Iran International TV presenter's family detained to pressure her to resign
The family of an Iran International TV presenter have been detained in her homeland in a bid to force her off the air, the channel has revealed.
The mother, father and younger brother of the presenter, whose identify has not been revealed, are being held by the Islamic Revolutionary Guards Corps (IRGC), it said.
She received a phone call from her father in Iran early on Saturday urging her to resign. Voices of security agents could be heard in the background telling him what to say.
'I've told you a thousand times to resign. What other consequences do you expect? You have to resign,' he told her, according to Iran International.
It comes as seven Iranian men have been charged after two people were arrested during a protest outside the country's embassy on Friday.
The London -based Iran International aims to provide independent coverage of the country but its journalists have previously been targets of threats from the Iranian regime and its proxies.
Pouria Zeraati, host of Iran International's Final Word, was stabbed in the leg outside his home in London in March last year.
Iran International said in a statement that while staff have faced 'ongoing harassment, surveillance and intimidation over the years', the 'latest development crosses a new threshold'.
'The deliberate detention of a relative, coupled with the use of psychological torture, represents a cruel and calculated effort to break the will of our journalists by targeting their loved ones,' the channel said.
Spokesman Adam Baillie told The National: 'Threats against us are unsurprising but this marks a profoundly worrying turning point in the level of threat.
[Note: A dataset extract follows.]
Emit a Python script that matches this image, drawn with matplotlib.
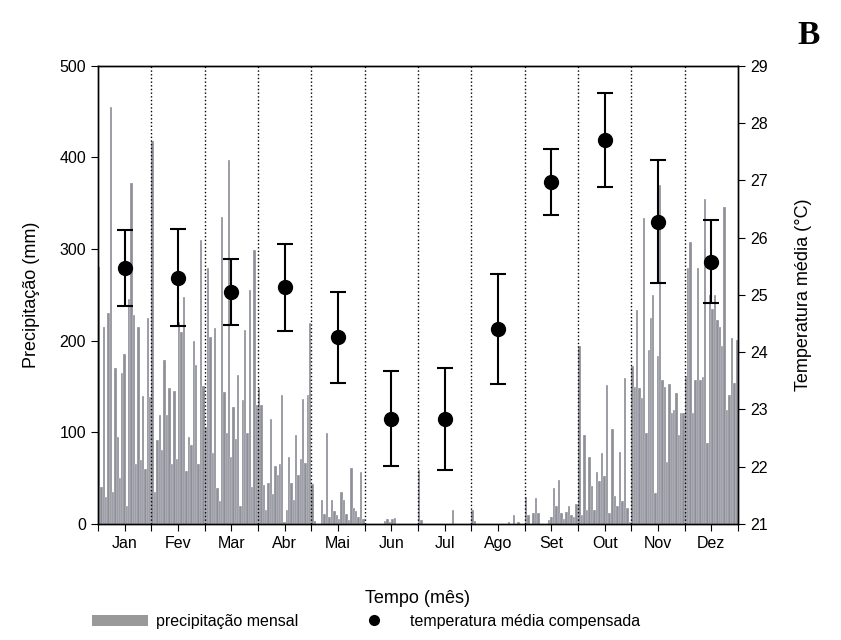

'You can imagine what effect this has on my colleagues. Harassment of their families is nothing new but the ferocity and nature of the threats has increased, and this one today marks a further notch higher on how far the IRGC is prepared to go in intimidating Iranians abroad.'
Death threats sent to Iran International in early 2023 led to its west London studios being given round-the-clock protection from the Met Police. Some journalists were sent to the US and others told to work from home as concerns for their safety grew.
Later that year, the presenters Sima Sabet and Fardad Farahzad, who both lived in London, were told there was a plot to murder them in a knife attack at their homes.
The plot was foiled when the would-be killer hired by Tehran's spies turned double agent, according to an investigation by ITN.
The IRGC is said to have offered $200,000 (£149,100) to a people smuggler to kill the journalists after an initial plot to plant a car bomb outside the studio was foiled due to heavy security.
Details of the plot emerged as an IT worker accused of carrying out 'hostile reconnaissance' on Iran International was sentenced to three years and six months in jail for collecting information that could be used in a terrorist attack on the channel.
Magomed-Husejn Dovtaev, an Austrian citizen originally from Chechnya, flew from Vienna to London, then went straight to its headquarters, where he secretly filmed material on his phone to "identify vulnerabilities" in security that might be exploited.
Iran can also call on networks of criminals and even its own agents, smuggled into Europe as migrants, to carry out retaliatory attacks on Israeli and Jewish targets.
These include criminals networks, such as two based in Sweden run by Kurdish gangsters Rawa Majid and Ismail Abdo, that have been accused of carrying out attacks on Israeli targets.